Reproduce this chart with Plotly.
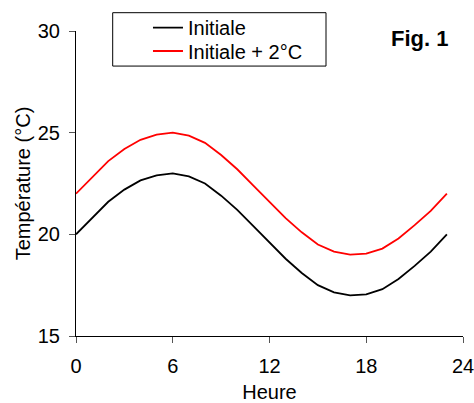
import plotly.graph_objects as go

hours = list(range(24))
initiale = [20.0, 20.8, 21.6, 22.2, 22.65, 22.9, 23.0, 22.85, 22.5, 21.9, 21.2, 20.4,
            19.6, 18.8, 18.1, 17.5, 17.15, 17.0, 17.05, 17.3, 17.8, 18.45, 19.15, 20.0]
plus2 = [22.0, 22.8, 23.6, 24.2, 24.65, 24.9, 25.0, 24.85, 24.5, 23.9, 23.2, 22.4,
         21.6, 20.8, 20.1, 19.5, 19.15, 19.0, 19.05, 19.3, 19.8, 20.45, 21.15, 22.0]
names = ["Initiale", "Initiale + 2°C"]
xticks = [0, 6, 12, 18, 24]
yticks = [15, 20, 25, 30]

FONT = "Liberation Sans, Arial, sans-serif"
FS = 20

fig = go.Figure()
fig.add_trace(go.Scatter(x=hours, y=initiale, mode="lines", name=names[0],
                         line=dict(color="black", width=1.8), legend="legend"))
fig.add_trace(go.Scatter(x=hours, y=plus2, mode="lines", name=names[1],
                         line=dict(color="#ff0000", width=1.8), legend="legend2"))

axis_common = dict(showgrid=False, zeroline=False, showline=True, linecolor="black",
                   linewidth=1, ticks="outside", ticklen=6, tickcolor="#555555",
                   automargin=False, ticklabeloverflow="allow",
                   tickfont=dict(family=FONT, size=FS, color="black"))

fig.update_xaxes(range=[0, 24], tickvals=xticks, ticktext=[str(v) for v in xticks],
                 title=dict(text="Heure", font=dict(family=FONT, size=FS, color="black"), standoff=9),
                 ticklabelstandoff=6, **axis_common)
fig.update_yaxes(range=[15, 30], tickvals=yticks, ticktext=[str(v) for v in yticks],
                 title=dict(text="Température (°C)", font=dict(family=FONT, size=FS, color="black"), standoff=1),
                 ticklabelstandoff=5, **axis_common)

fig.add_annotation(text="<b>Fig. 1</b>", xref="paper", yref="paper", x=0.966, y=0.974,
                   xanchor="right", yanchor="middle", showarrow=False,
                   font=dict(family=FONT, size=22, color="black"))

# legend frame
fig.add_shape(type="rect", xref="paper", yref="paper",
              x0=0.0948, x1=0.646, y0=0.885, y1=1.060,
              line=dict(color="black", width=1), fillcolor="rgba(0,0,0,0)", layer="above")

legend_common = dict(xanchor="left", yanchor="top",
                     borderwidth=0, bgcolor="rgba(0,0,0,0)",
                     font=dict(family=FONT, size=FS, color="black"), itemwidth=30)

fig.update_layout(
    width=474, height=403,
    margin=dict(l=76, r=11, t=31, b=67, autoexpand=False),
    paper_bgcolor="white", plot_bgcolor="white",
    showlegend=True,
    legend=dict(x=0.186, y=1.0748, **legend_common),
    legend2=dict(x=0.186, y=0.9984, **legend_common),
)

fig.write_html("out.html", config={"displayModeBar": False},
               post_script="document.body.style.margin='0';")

__Directions for this task__
Up to and including the line with "import plotly.graph_objects as go", copy the data above from its first line. Skip pictures.

__Expected answer__
Reproduce this chart with Plotly.
import plotly.graph_objects as go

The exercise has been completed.